Nicholas Johnson, NASA chief scientist for orbital debris, has received the Department of Defense Joint Meritorious Civilian Service Award for his critical contributions to the successful interception of a non-functional DoD satellite.
The award was presented July 30 at NASA's Johnson Space Center in Houston by Gen. Kevin Chilton, commander of the U.S. Strategic Command and former NASA astronaut.
"It took a lot of people to make it happen," said Chilton. "The guy who helped facilitate coming to a decision was Nick Johnson, a true unsung hero."
Johnson's analysis was critical in identifying the risks associated with the uncontrollable re-entry of the National Reconnaissance Office satellite, known as USA-193, that was predicted to enter Earth's atmosphere late February to early March 2008. His expertise proved vital to U.S. Strategic Command's success in planning Operation BURNT FROST, a plan to mitigate possible dangers posed by the satellite's re-entry.
"All of us in our NASA family are proud of Nick Johnson and the contributions he made to the successful satellite interception," said JSC Director Mike Coats. "Nick is considered our foremost orbital debris expert, and his expertise was instrumental in the decision and successful execution of this difficult mission."
USA-193 was launched in December 2006 into a low Earth orbit. The spacecraft soon suffered a catastrophic failure and could not respond to ground commands. The spacecraft contained a titanium tank with about 1,000 pounds (450 kg) of hydrazine for planned orbital maneuvers. The orbit of the spacecraft gradually decayed throughout 2007.
A U.S. government interagency effort began in January 2008 to address issues associated with the situation. Issues included evaluating the risk the spacecraft would pose to a populated area if it re-entered in an uncontrolled manner, determining the ability of the United States to mitigate any potential re-entry risk, and assessing the potential risk to in-orbit spacecraft including the International Space Station and the space shuttle. The NASA administrator designated Johnson as NASA's technical liaison to the interagency working group.
NASA provided technical analyses of the situation including an assessment of the survivability of the hydrazine tank and its contents during a natural re-entry, calculation of the statistical risk posed to people from hydrazine released after tank impact, characterization of the amount of debris following a successful elimination of USA-193 and how long that debris would remain in orbit, and an assessment of collision risks between the generated debris and the space station or space shuttle. Johnson's contributions to a U.S. Strategic Command decision brief led to presidential authorization to conduct an intercept of USA-193.
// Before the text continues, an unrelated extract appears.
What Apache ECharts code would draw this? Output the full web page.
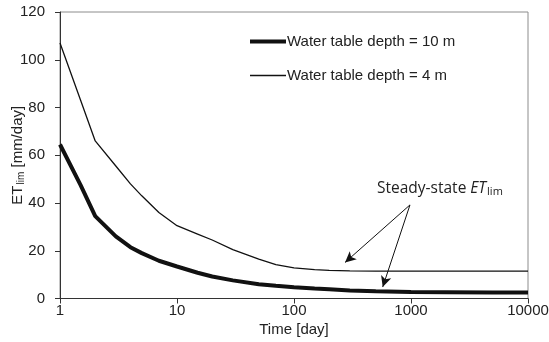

On Feb. 14, 2008, the U.S. government announced its intention to attempt to mitigate the threat posed by USA-193 and its hazardous hydrazine by destroying the spacecraft with a missile launched from a U.S. naval vessel. On Feb. 19, Johnson made a presentation on behalf of the United States at the United Nations in Vienna, Austria, to describe the anticipated results of the engagement and to confirm that such action was consistent with all U.S. national and international orbital debris mitigation guidelines.
Space shuttle Atlantis landed the morning of Feb. 20. That evening the threat from USA-193 was eliminated by a missile fired from the USS Lake Erie from a position north of Hawaii. As designed, the engagement ensured that the vast majority of the debris which remained in orbit would be short-lived. As of June only two small pieces were known to be in orbit and they will re-enter within the next few months.
Johnson previously received the NASA Distinguished Service Medal for his efforts in this national undertaking. He is a scientist in the Astromaterials Research and Exploration Science Directorate at JSC.